In 2018, after Desilets met with Governor Christopher Sununu and his wife, the program was adopted as part of the Social and Emotional Learning (SEL) in New Hampshire Schools. The DOC then included Choose Love in its programming after Commissioner Hanks heard Lewis speak briefly about Choose Love during an Executive Council meeting in 2021.
“I shared with Commissioner Hanks more deeply about Choose Love and all that it teaches, and she wholeheartedly embraced this,” Desilets says. “The DOC administration and staff have been some of the most dedicated people I have ever worked with.”
She says inmates have been able to find purpose in their lives, “no matter their backgrounds or the length of their sentence.”

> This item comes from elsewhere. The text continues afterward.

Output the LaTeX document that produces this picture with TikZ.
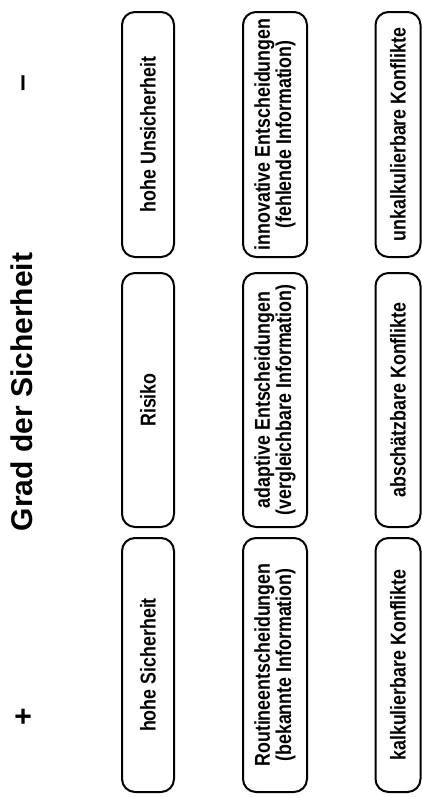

To date, four Choose Love graduating classes have taken place at the women’s facility, two at the men’s, and both have started their next round of classes. Choose Love is also running at the Transitional Housing Units to help the residents integrate back into society.
According to the 2018 cohort of the DOC study, 568 out of 1,187 people – including 160 female inmates – returned to corrections facilities over a 36-month period after being released.
DOC Public Information Officer Jane Graham says one way of measuring rehabilitation is to look at recidivism rates. Programs involving sex offender treatment, substance use disorders, and educational and vocational programs are designed to provide rehabilitation to hopefully prevent what the DOC calls “returns” in its 2018 study.
From the 2018 cohort, those who returned to correctional facilities fall into two categories: new sentences and probation and parole violations.
Of the 313 people in the 2018 cohort originally sentenced for drug and alcohol offenses, 146 (46.6 percent) returned to prisons. There were 202 people (53.9 percent) who returned because of property crimes, including burglary and shoplifting; and 175 people (45.3 percent) charged with violent crimes, including “any bodily damage to a person,” returned.
Age also matters when it comes to recidivism. The same study shows that the older people get the less they reoffend. The 20 to 29 age range had the highest percentage of returns (53.5 percent), those aged 50 to 59 had a return rate of 34.4 percent, and the return rate for those over 59 was 32.4 percent.